Copy exactly the lines that run from the top of the listing to the line containing "heard, believe to", both ends included, and omit the pictures.

● Recorded information:
━━━━

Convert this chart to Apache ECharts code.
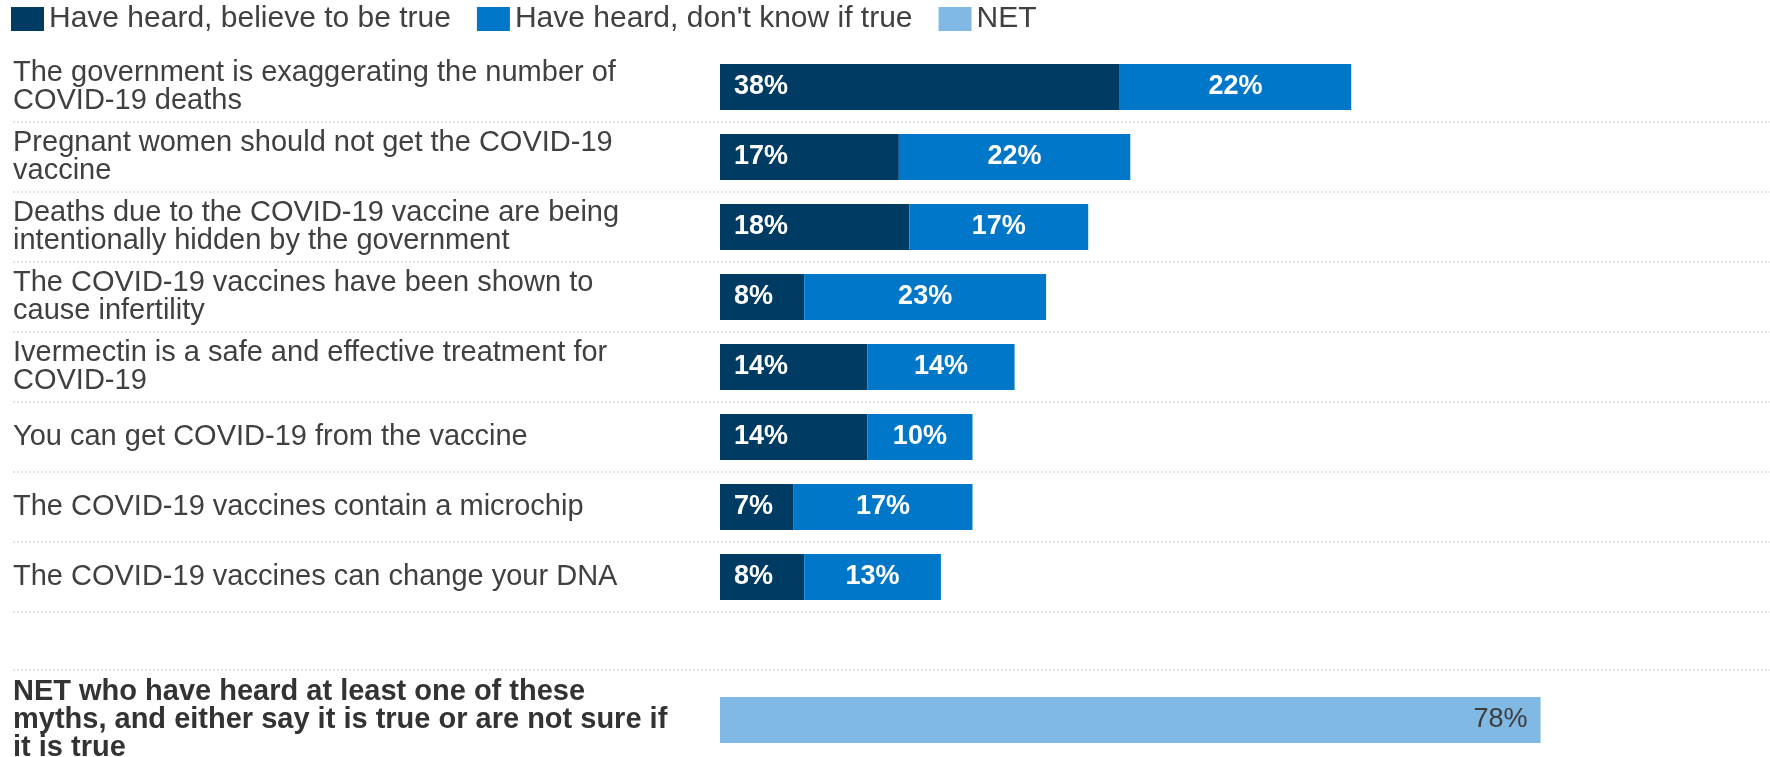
<!DOCTYPE html>
<html>
<head>
<meta charset="utf-8">
<script src="https://cdn.jsdelivr.net/npm/echarts@6/dist/echarts.min.js"></script>
<style>
  html, body { margin: 0; padding: 0; background: #fff; }
  #chart { width: 1770px; height: 757px; }
</style>
</head>
<body>
<div id="chart"></div>
<script>
// ---- Data ----
const categories = [
  "The government is exaggerating the number of\nCOVID-19 deaths",
  "Pregnant women should not get the COVID-19\nvaccine",
  "Deaths due to the COVID-19 vaccine are being\nintentionally hidden by the government",
  "The COVID-19 vaccines have been shown to\ncause infertility",
  "Ivermectin is a safe and effective treatment for\nCOVID-19",
  "You can get COVID-19 from the vaccine",
  "The COVID-19 vaccines contain a microchip",
  "The COVID-19 vaccines can change your DNA"
];
const believeTrue = [38, 17, 18, 8, 14, 14, 7, 8];
const dontKnow = [22, 22, 17, 23, 14, 10, 17, 13];
const netCategory = ["NET who have heard at least one of these\nmyths, and either say it is true or are not sure if\nit is true"];
const netValues = [78];
const seriesNames = ["Have heard, believe to be true", "Have heard, don't know if true", "NET"];

// ---- Layout / style ----
const FONT = "'Liberation Sans', Arial, sans-serif";
const GRID_LEFT = 13;
const PX_PER_UNIT = 10.52;
const ZERO_X = 720;
const X_MIN = -(ZERO_X - GRID_LEFT) / PX_PER_UNIT;
const X_MAX = (1770 - ZERO_X) / PX_PER_UNIT;
const colors = ["#003b64", "#0077c8", "#80b9e3"];
const splitStyle = { color: "#d9d9d9", type: [2, 2], width: 1.5 };

const chart = echarts.init(document.getElementById('chart'), null, { renderer: 'canvas' });

const xAxisBase = { type: 'value', min: X_MIN, max: X_MAX, show: false, splitLine: { show: false } };

const option = {
  animation: false,
  backgroundColor: '#fff',
  color: colors,
  textStyle: { fontFamily: FONT },
  legend: {
    data: seriesNames,
    left: 11, top: 4, padding: 0,
    itemWidth: 33, itemHeight: 24,
    itemGap: 26, itemTextGap: 9,
    icon: 'rect',
    textStyle: { fontSize: 30, color: '#404040', fontFamily: FONT },
    selectedMode: false
  },
  grid: [
    { left: GRID_LEFT, right: 0, top: 52, height: 560, outerBoundsMode: 'none' },
    { left: GRID_LEFT, right: 0, top: 670, height: 100, outerBoundsMode: 'none' }
  ],
  xAxis: [
    Object.assign({ gridIndex: 0 }, xAxisBase),
    Object.assign({ gridIndex: 1 }, xAxisBase)
  ],
  yAxis: [
    {
      gridIndex: 0, type: 'category', data: categories, inverse: true,
      axisLine: { show: false }, axisTick: { show: false },
      axisLabel: { inside: true, margin: 0, interval: 0, fontSize: 29, lineHeight: 28, color: '#404040', fontFamily: FONT, align: 'left' },
      splitLine: { show: true, interval: 0, showMinLine: false, showMaxLine: true, lineStyle: splitStyle }
    },
    {
      gridIndex: 1, type: 'category', data: netCategory, inverse: true,
      axisLine: { show: false }, axisTick: { show: false },
      axisLabel: { inside: true, margin: 0, interval: 0, fontSize: 29, lineHeight: 28, fontWeight: 'bold', color: '#333', fontFamily: FONT, align: 'left' },
      splitLine: { show: true, interval: 0, showMinLine: true, showMaxLine: false, lineStyle: splitStyle }
    }
  ],
  series: [
    {
      name: seriesNames[0], type: 'bar', stack: 'myth', xAxisIndex: 0, yAxisIndex: 0,
      data: believeTrue, barWidth: 46,
      itemStyle: { color: colors[0] },
      label: { show: true, position: 'insideLeft', distance: 14, color: '#fff', fontSize: 27, fontWeight: 'bold', fontFamily: FONT, textBorderWidth: 0, formatter: p => p.value + '%' }
    },
    {
      name: seriesNames[1], type: 'bar', stack: 'myth', xAxisIndex: 0, yAxisIndex: 0,
      data: dontKnow, barWidth: 46,
      itemStyle: { color: colors[1] },
      label: { show: true, position: 'inside', color: '#fff', fontSize: 27, fontWeight: 'bold', fontFamily: FONT, textBorderWidth: 0, formatter: p => p.value + '%' }
    },
    {
      name: seriesNames[2], type: 'bar', xAxisIndex: 1, yAxisIndex: 1,
      data: netValues, barWidth: 46,
      itemStyle: { color: colors[2] },
      label: { show: true, position: 'insideRight', distance: 13, color: '#3d3d3d', fontSize: 27, fontFamily: FONT, textBorderWidth: 0, formatter: p => p.value + '%' }
    }
  ]
};
chart.setOption(option);
</script>
</body>
</html>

━━━━

● Result of the task:
Convert this chart to Apache ECharts code.
<!DOCTYPE html>
<html>
<head>
<meta charset="utf-8">
<script src="https://cdn.jsdelivr.net/npm/echarts@6/dist/echarts.min.js"></script>
<style>
  html, body { margin: 0; padding: 0; background: #fff; }
  #chart { width: 1770px; height: 757px; }
</style>
</head>
<body>
<div id="chart"></div>
<script>
// ---- Data ----
const categories = [
  "The government is exaggerating the number of\nCOVID-19 deaths",
  "Pregnant women should not get the COVID-19\nvaccine",
  "Deaths due to the COVID-19 vaccine are being\nintentionally hidden by the government",
  "The COVID-19 vaccines have been shown to\ncause infertility",
  "Ivermectin is a safe and effective treatment for\nCOVID-19",
  "You can get COVID-19 from the vaccine",
  "The COVID-19 vaccines contain a microchip",
  "The COVID-19 vaccines can change your DNA"
];
const believeTrue = [38, 17, 18, 8, 14, 14, 7, 8];
const dontKnow = [22, 22, 17, 23, 14, 10, 17, 13];
const netCategory = ["NET who have heard at least one of these\nmyths, and either say it is true or are not sure if\nit is true"];
const netValues = [78];
const seriesNames = ["Have heard, believe to be true", "Have heard, don't know if true", "NET"];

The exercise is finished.